First and foremost, William Byron and the Hendrick Motorsports No. 24 team absolutely stunk up the first three-quarters of the race until they were forced to surrender the lead under green flag pit stops but their pursuit of a perfect race was pretty compelling.
It’s something that hasn’t been accomplished since the 2001 restrictor plate race at New Hampshire in which Jeff Burton led every step of the way. If you’re not going to get a compelling race, at least, get a historic moment, right?
But then the final 100 laps turned into a compelling race because Byron did not come out ahead of Christopher Bell and Ryan Blaney nearly won the race by driving through the field on a run-long strategy that eclipsed the overcut strategy employed by Tyler Reddick.
It turned into a Richmond race at the end and that was downright compelling too.
With that said, it is frustrating because the single source supplied NextGen has absolutely made NASCAR’s historic best tracks its worst tracks and vice versa. Short tracks, which Darlington has a lot of those characteristics, alongside road course have been marginalized by the Seventh-Generation’s aerodynamics and horsepower/weight ratio.
Intermediates, with its wider racing surfaces, have become the best product.
“Where you see the best Next Gen racing is at tracks that have a lot of grip, that has a tire that’s got a lot of grip, and everyone’s running a lot of throttle,” Hamlin said. “What happens is then you see a lot of side drafting and bump drafting. Just keeps us bunched up.
“At a track like this, it’s just a big Richmond where sometimes it’s, like, the mechanical side of it, you just can’t overcome it when the person out front has the clean air. He has such an advantage. You have to have multiple 10ths of speed faster than them to challenge them and pass them. There’s not multiple tenths spread out between first and 30th on speed.”
How to fix that is still an open question but despite all the good work done by Goodyear over the past year, Sunday was still a reminder that these cars still have a long way to go to put its best foot forward across the schedule.
Wither throwback?

Is Throwback Weekend overdone and overplayed?
Yeah, probably.
Is there still much to enjoy about it?
Yeah, probably.
So ultimately, that’s the reason to keep doing it.
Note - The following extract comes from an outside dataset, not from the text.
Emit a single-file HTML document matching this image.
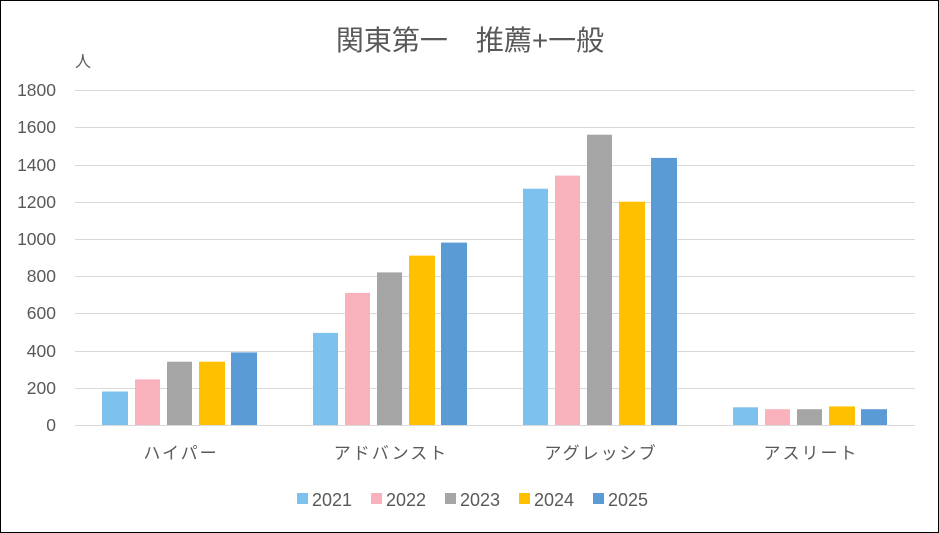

For reasons articulated by owner-drivers Hamlin and Brad Keselowski on Saturday, it’s hard in this era to get buy-in from sponsors who are on fewer and fewer races over the course of the season and do not want to give up their branding initiatives for one of those investments.
That’s why the Xfinity Series gets a greater buy-in, where the investment is less tangible and that’s to say nothing of a car that more closely resembles the cars they’re throwing back to in the first place.
For example, the best version of a throwback race actually takes place in the CARS Tour every August at Hickory Motor Speedway where drivers change their numbers and frequently identically mimic the schemes they are throwing back to.
But as for Darlington, there are no shortage of people who enjoy the concept, buy the diecasts, and use the race cars as a moment to bridge the gap between generations of fandoms. What does it hurt to keep on keepin’ on as long as there are teams who want to partake?